Granting' that the affirmative matter pleaded by the amended answer was not sufficient in law for the purposes of a defense, still the defendants may assail the judgment rendered upon the pleadings, if no cause of action was stated in the complaint, since the judgment, of course, depends upon the admission of the statement of a cause of action. The appellants raise the point that the complaint is insufficient, and correctly, as we view the case. The action is brought upon an undertaking running to the clerk of the county of New York, given to procure the discharge of a mechanic’s lien filed by the plaintiff’s assignor; the undertaking being annexed to and made a part of the complaint. The obligation thus being one which the plaintiff or his assignor could not enforce without some statutory authority, because running to some other person, the cause of action depends upon compliance with the statute which permits an action, by the individual interested, upon a-bond or undertaking running to a public officer (section 814, Code Civ. Proc.; Ringle v. W. T. Wks., 16 Misc. Rep. 167, 38 N. Y. Supp. 875; In re John P. Kane Co. [Sup.] 66 N. Y. Supp. 684, affirmed 52 App. Div. 630, 65 N. Y. Supp. 1136); and therefore the obtaining of leave to sue—the condition imposed by section 814 of the Code—was an essential fact which the plaintiff was bound to allege for the purposes of a statement of a cause of action (18 Abb. N. C. 149, note).
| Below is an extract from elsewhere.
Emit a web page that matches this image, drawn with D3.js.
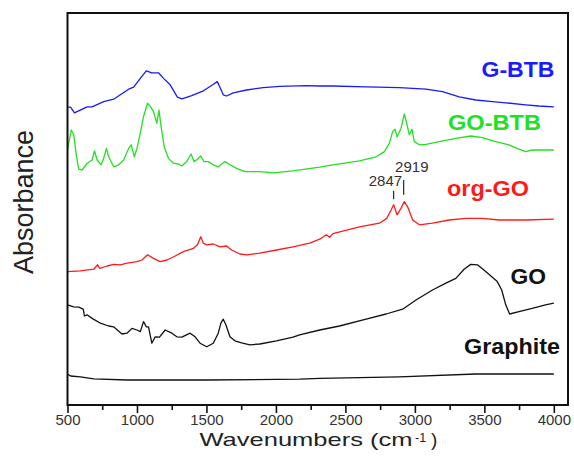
<!DOCTYPE html>
<html><head><meta charset="utf-8">
<script src="https://cdn.jsdelivr.net/npm/d3@7"></script>
<style>body{margin:0;background:#fff}svg{display:block}text{font-family:"Liberation Sans",Arial,sans-serif}</style>
</head><body><svg id="c" width="574" height="457"></svg>
<script>
// ---- data (wavenumber cm-1, absorbance a.u.) ----
const wnGBTB = [500,522,550,641,677,760,832,880,940,976,1024,1067,1107,1155,1191,1239,1291,1323,1394,1478,1545,1578,1597,1621,1645,1693,1789,1908,2028,2219,2315,2408,2650,2888,3080,3199,3319,3438,3557,3654,3797,3892,4000];
const absGBTB = [74.7,74.7,73.3,74.8,74.8,76.1,76.7,77.8,79.2,79.7,81.9,83.8,83.3,83.3,81.9,80.3,77.2,76.8,77.6,78.8,80.3,81.1,79.7,77.8,77.5,78.3,79.0,79.6,79.9,80.1,80.0,80.0,79.8,79.6,79.2,78.6,77.3,76.5,76.1,75.8,75.3,75.0,74.8];

const wnGOBTB = [500,527,545,565,581,605,641,677,694,713,742,760,780,796,808,832,868,904,940,959,981,1000,1024,1047,1076,1100,1119,1143,1158,1174,1196,1227,1262,1298,1323,1358,1389,1411,1435,1459,1483,1513,1549,1585,1633,1669,1717,1777,1884,1980,2123,2315,2410,2601,2721,2781,2817,2840,2857,2872,2900,2924,2941,2960,2979,2996,3032,3080,3175,3295,3403,3486,3582,3677,3749,3797,3844,3916,4000];
const absGOBTB = [64.0,69.0,67.8,62.3,59.2,59.0,60.7,61.5,63.8,61.5,60.3,61.9,64.4,62.3,61.5,59.8,60.3,61.5,64.4,65.3,62.3,64.4,68.2,72.3,75.7,74.7,73.6,70.7,74.0,69.8,64.8,61.9,60.7,60.5,60.0,61.1,63.0,61.1,61.7,62.5,61.1,61.1,60.3,59.8,61.1,60.3,59.4,58.6,58.6,58.3,58.8,59.7,60.3,61.3,62.3,63.6,65.7,68.6,69.2,67.3,69.4,73.0,70.7,67.8,69.2,66.1,65.3,65.4,66.1,66.9,67.5,67.1,66.1,65.3,64.2,63.6,64.0,64.0,64.0];

const wnOrgGO = [500,593,689,717,732,785,832,880,928,1000,1036,1076,1119,1167,1215,1275,1334,1406,1435,1459,1478,1502,1549,1597,1645,1681,1741,1789,1884,2004,2123,2243,2315,2363,2386,2410,2601,2745,2797,2829,2847,2872,2900,2924,2948,2984,3032,3127,3247,3367,3486,3605,3797,4000];
const absOrgGO = [33.6,33.8,34.2,35.3,34.4,35.0,35.4,35.3,35.7,36.1,36.5,37.8,36.9,36.1,36.5,37.5,38.6,39.4,40.3,42.3,40.7,40.3,40.5,39.8,40.0,39.0,38.0,37.8,38.2,39.0,39.8,40.7,41.7,42.8,42.2,43.1,44.8,45.7,46.9,49.0,50.3,47.8,49.4,51.1,49.8,46.5,45.3,45.7,46.5,46.9,46.9,46.5,46.5,46.7];

const wnGO = [500,545,581,613,622,641,677,737,796,832,892,928,964,1000,1024,1047,1067,1083,1107,1131,1162,1203,1251,1287,1323,1382,1418,1454,1502,1549,1585,1604,1621,1640,1669,1705,1753,1813,1884,2004,2123,2171,2315,2458,2649,2793,2912,3008,3127,3223,3295,3354,3402,3450,3510,3593,3625,3654,3682,3749,3844,3940,4000];
const absGO = [25.3,24.8,24.7,24.2,22.5,22.8,21.9,20.7,20.0,19.8,18.0,18.2,19.4,19.0,18.6,21.1,19.8,19.8,15.7,17.3,17.2,19.0,18.2,17.3,17.2,18.2,17.3,15.7,14.8,15.7,18.2,20.7,21.7,20.3,17.3,16.3,15.8,15.3,15.5,16.3,17.2,17.8,19.0,20.0,21.7,23.0,24.2,26.5,29.0,30.7,31.9,34.2,35.4,35.3,33.6,31.1,29.0,25.3,23.0,23.6,24.4,25.3,25.7];

const wnGraphite = [500,522,593,689,928,1500,2171,2315,2888,3438,4000];
const absGraphite = [8.0,7.5,7.3,6.8,6.5,6.5,6.7,6.9,7.3,8.0,8.0];

const seriesNames = ["G-BTB","GO-BTB","org-GO","GO","Graphite"];
const peakLabels = [2847, 2919];
const xTicksMajor = [500,1000,1500,2000,2500,3000,3500,4000];
const xTicksMinor = [750,1250,1750,2250,2750,3250,3750];

// ---- layout ----
const L = 67.5, R = 568, T = 13, B = 405;
const svg = d3.select("#c");
const x = d3.scaleLinear().domain([500, 4102]).range([L, R]);
const y = d3.scaleLinear().domain([0, 98.25]).range([B + 1, T]);

const series = [
  {name: seriesNames[0], wn: wnGBTB, a: absGBTB, color: "#1a1aff"},
  {name: seriesNames[1], wn: wnGOBTB, a: absGOBTB, color: "#22e022"},
  {name: seriesNames[2], wn: wnOrgGO, a: absOrgGO, color: "#ff1a1a"},
  {name: seriesNames[3], wn: wnGO, a: absGO, color: "#111"},
  {name: seriesNames[4], wn: wnGraphite, a: absGraphite, color: "#111"}
];

const line = d3.line().x(d => x(d[0])).y(d => y(d[1]));
const g = svg.append("g");
series.forEach(s => {
  g.append("path")
    .datum(s.wn.map((w, i) => [w, s.a[i]]))
    .attr("fill", "none").attr("stroke", s.color)
    .attr("stroke-width", 1.3).attr("stroke-linejoin", "round")
    .attr("d", line);
});

// frame
svg.append("rect").attr("x", L).attr("y", T).attr("width", R - L).attr("height", B - T)
  .attr("fill", "none").attr("stroke", "#111").attr("stroke-width", 2);

// x axis ticks
const ax = svg.append("g").attr("transform", `translate(0,${B})`);
const axis = d3.axisBottom(x).tickValues(xTicksMajor).tickSize(8).tickPadding(1).tickFormat(d3.format("d"));
ax.call(axis);
ax.select(".domain").remove();
ax.selectAll(".tick line").attr("stroke", "#111").attr("stroke-width", 1.6);
ax.selectAll(".tick text").attr("font-size", 15).attr("fill", "#333")
  .attr("font-family", '"Liberation Sans",Arial,sans-serif');
const axm = svg.append("g").attr("transform", `translate(0,${B})`);
axm.call(d3.axisBottom(x).tickValues(xTicksMinor).tickSize(5).tickFormat(""));
axm.select(".domain").remove();
axm.selectAll(".tick line").attr("stroke", "#111").attr("stroke-width", 1.6);

// axis titles
svg.append("text").attr("x", 199.5).attr("y", 446).attr("font-size", 19).attr("fill", "#222")
  .attr("textLength", 213).attr("lengthAdjust", "spacingAndGlyphs").text("Wavenumbers (cm");
svg.append("text").attr("x", 415).attr("y", 442).attr("font-size", 12.5).attr("fill", "#222").text("-1");
svg.append("text").attr("x", 431).attr("y", 446).attr("font-size", 19).attr("fill", "#222").text(")");
svg.append("text").attr("transform", "translate(33,202) rotate(-90)").attr("text-anchor", "middle")
  .attr("font-size", 27).attr("fill", "#222").text("Absorbance");

// series labels
const labels = [
  {t: seriesNames[0], x: 481.5, y: 77, w: 73, c: "#1a1aff"},
  {t: seriesNames[1], x: 448, y: 130, w: 93, c: "#22e022"},
  {t: seriesNames[2], x: 447, y: 196, w: 82, c: "#ff1a1a"},
  {t: seriesNames[3], x: 510.5, y: 283.5, w: 35.5, c: "#111"},
  {t: seriesNames[4], x: 464, y: 353.5, w: 96, c: "#111"}
];
labels.forEach(l => {
  svg.append("text").attr("x", l.x).attr("y", l.y).attr("font-size", 22).attr("font-weight", "bold")
    .attr("fill", l.c).attr("textLength", l.w).attr("lengthAdjust", "spacingAndGlyphs").text(l.t);
});

// peak annotations
const ann = [
  {wn: peakLabels[0], a0: 51.7, a1: 53.8, tx: 55.0},
  {wn: peakLabels[1], a0: 52.8, a1: 56.5, tx: 58.4}
];
ann.forEach((p, i) => {
  svg.append("line").attr("x1", x(p.wn)).attr("x2", x(p.wn)).attr("y1", y(p.a0)).attr("y2", y(p.a1))
    .attr("stroke", "#333").attr("stroke-width", 1.3);
  svg.append("text").attr("x", i === 0 ? x(p.wn) + 8.5 : x(p.wn) - 8.5).attr("y", y(p.tx))
    .attr("text-anchor", i === 0 ? "end" : "start").attr("font-size", 15).attr("fill", "#333")
    .text(String(p.wn));
});
</script></body></html>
The averment of the complaint that the undertaking ran to the plaintiff’s assignor is rendered nugatory by the annexation of the instrument, which runs to the county clerk, and the form of the instrument controls over the pleader’s conclusion as to its legal effect. Bogardus v. Ins. Co., 101 N. Y. 328, 4 N. E. 522.

In the absence of an allegation that leave to sue had been obtained, the complaint afforded no basis for judgment upon the pleadings, and the judgment must therefore be reversed, with costs. All concur.